▸ **DIRECTION**: All of the listing below must be repeated word for word. Pictures are the only thing to omit.

=== SOURCE DATA ===

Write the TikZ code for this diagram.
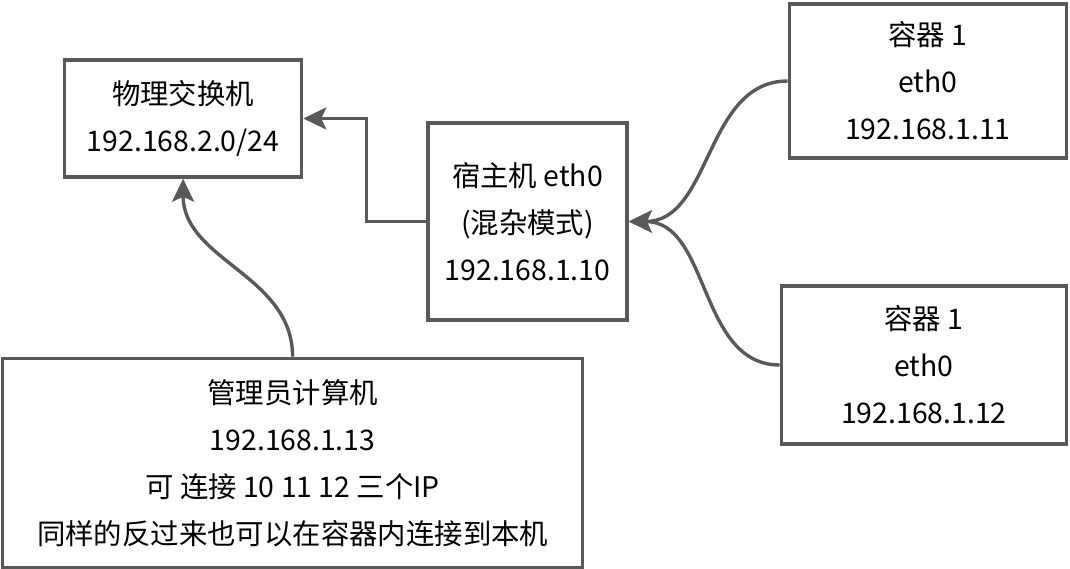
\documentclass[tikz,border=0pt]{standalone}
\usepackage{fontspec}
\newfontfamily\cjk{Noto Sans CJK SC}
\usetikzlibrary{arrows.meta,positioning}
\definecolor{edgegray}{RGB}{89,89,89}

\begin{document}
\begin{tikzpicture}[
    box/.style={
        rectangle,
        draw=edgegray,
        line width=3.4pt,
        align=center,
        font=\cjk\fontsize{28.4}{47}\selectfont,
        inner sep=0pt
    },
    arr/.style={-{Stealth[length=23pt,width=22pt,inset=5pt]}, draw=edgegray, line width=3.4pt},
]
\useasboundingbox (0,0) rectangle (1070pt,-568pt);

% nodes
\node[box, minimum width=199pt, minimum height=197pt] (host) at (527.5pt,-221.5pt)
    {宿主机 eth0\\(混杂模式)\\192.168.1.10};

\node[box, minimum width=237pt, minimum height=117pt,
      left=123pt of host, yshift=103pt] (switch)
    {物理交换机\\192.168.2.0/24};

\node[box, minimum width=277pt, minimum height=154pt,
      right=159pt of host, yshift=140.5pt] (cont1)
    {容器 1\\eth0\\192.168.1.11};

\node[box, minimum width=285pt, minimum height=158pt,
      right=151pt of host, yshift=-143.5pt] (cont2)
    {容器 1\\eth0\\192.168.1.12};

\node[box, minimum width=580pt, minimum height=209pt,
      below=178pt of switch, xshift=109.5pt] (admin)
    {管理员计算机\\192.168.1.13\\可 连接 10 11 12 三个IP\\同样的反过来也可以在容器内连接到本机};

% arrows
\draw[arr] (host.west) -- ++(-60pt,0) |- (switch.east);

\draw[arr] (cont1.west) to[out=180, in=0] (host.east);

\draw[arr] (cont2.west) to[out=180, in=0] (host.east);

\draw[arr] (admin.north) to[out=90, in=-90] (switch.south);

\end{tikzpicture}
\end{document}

===

▸ **TASK RESPONSE**:
Write the TikZ code for this diagram.
\documentclass[tikz,border=0pt]{standalone}
\usepackage{fontspec}
\newfontfamily\cjk{Noto Sans CJK SC}
\usetikzlibrary{arrows.meta,positioning}
\definecolor{edgegray}{RGB}{89,89,89}

\begin{document}
\begin{tikzpicture}[
    box/.style={
        rectangle,
        draw=edgegray,
        line width=3.4pt,
        align=center,
        font=\cjk\fontsize{28.4}{47}\selectfont,
        inner sep=0pt
    },
    arr/.style={-{Stealth[length=23pt,width=22pt,inset=5pt]}, draw=edgegray, line width=3.4pt},
]
\useasboundingbox (0,0) rectangle (1070pt,-568pt);

% nodes
\node[box, minimum width=199pt, minimum height=197pt] (host) at (527.5pt,-221.5pt)
    {宿主机 eth0\\(混杂模式)\\192.168.1.10};

\node[box, minimum width=237pt, minimum height=117pt,
      left=123pt of host, yshift=103pt] (switch)
    {物理交换机\\192.168.2.0/24};

\node[box, minimum width=277pt, minimum height=154pt,
      right=159pt of host, yshift=140.5pt] (cont1)
    {容器 1\\eth0\\192.168.1.11};

\node[box, minimum width=285pt, minimum height=158pt,
      right=151pt of host, yshift=-143.5pt] (cont2)
    {容器 1\\eth0\\192.168.1.12};

\node[box, minimum width=580pt, minimum height=209pt,
      below=178pt of switch, xshift=109.5pt] (admin)
    {管理员计算机\\192.168.1.13\\可 连接 10 11 12 三个IP\\同样的反过来也可以在容器内连接到本机};

% arrows
\draw[arr] (host.west) -- ++(-60pt,0) |- (switch.east);

\draw[arr] (cont1.west) to[out=180, in=0] (host.east);

\draw[arr] (cont2.west) to[out=180, in=0] (host.east);

\draw[arr] (admin.north) to[out=90, in=-90] (switch.south);

\end{tikzpicture}
\end{document}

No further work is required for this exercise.